Start of Provided data
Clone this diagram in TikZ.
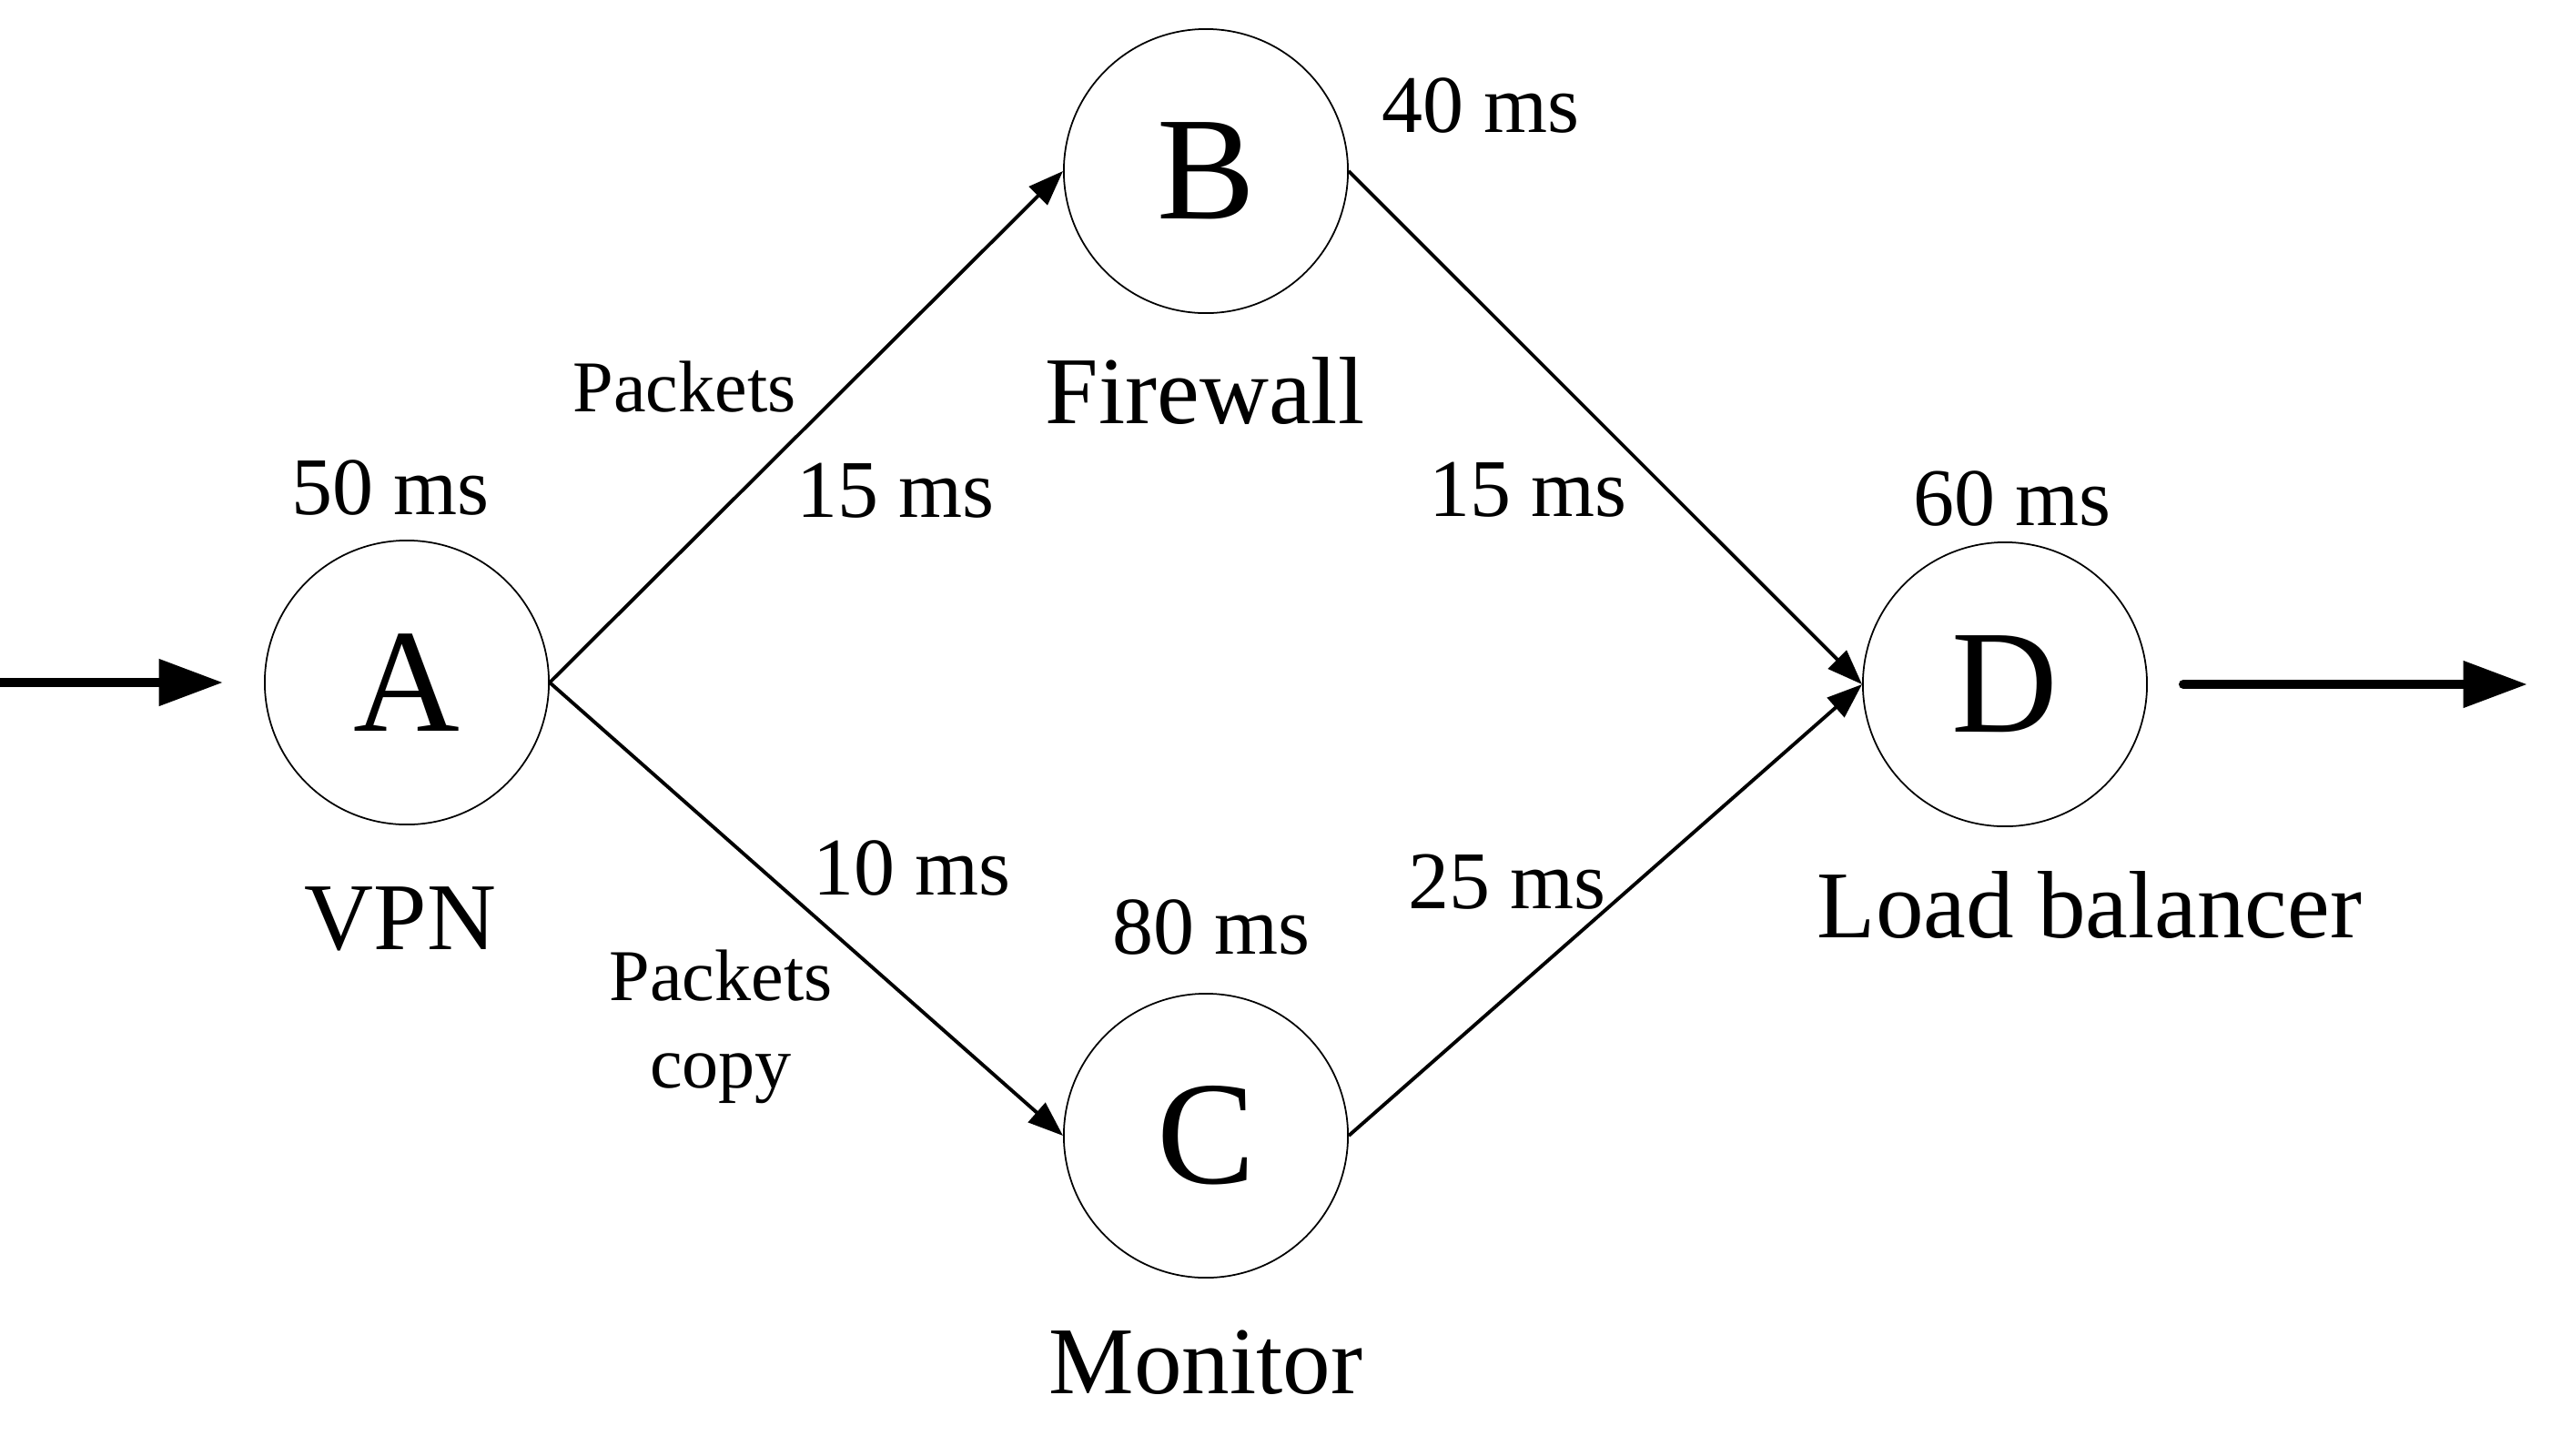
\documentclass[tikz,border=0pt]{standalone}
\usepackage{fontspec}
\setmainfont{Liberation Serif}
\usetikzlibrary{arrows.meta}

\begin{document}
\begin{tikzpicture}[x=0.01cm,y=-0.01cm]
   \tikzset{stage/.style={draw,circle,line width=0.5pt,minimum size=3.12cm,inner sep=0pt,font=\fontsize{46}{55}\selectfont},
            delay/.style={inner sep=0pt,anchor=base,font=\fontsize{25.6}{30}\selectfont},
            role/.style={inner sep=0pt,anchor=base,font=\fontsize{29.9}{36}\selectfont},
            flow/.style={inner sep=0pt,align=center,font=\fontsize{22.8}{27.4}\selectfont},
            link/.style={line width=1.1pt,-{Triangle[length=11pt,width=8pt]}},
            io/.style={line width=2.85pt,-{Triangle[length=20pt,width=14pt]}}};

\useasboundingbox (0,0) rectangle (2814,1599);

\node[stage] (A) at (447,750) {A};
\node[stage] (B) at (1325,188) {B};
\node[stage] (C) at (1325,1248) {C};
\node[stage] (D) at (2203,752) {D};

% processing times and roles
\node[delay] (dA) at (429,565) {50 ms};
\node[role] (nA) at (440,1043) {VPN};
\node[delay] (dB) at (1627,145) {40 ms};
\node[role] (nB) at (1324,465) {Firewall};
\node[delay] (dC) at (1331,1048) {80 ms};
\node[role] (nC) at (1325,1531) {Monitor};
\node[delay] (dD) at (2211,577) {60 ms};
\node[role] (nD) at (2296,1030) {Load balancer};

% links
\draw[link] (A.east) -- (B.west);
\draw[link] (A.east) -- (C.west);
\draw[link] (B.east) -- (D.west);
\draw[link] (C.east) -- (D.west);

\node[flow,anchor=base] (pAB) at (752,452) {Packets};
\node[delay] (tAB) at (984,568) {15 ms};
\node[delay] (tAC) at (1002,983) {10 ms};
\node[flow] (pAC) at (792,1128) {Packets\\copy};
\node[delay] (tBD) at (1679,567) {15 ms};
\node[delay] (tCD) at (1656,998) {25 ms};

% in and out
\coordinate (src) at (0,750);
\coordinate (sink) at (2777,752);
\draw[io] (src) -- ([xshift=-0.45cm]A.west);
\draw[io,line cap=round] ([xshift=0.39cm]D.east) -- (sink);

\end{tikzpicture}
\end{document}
End of Provided data
Start of Provided data
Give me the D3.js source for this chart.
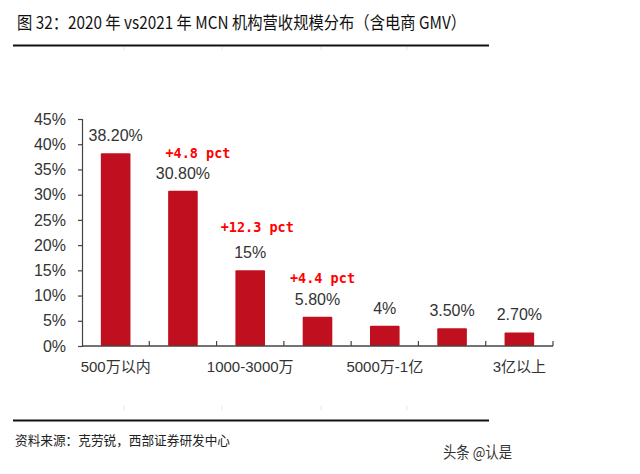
End of Provided data
#### [Required task]
Of all the lines above, how many contain the word "this"? Answer with only the number.

#### [Complete answer]
2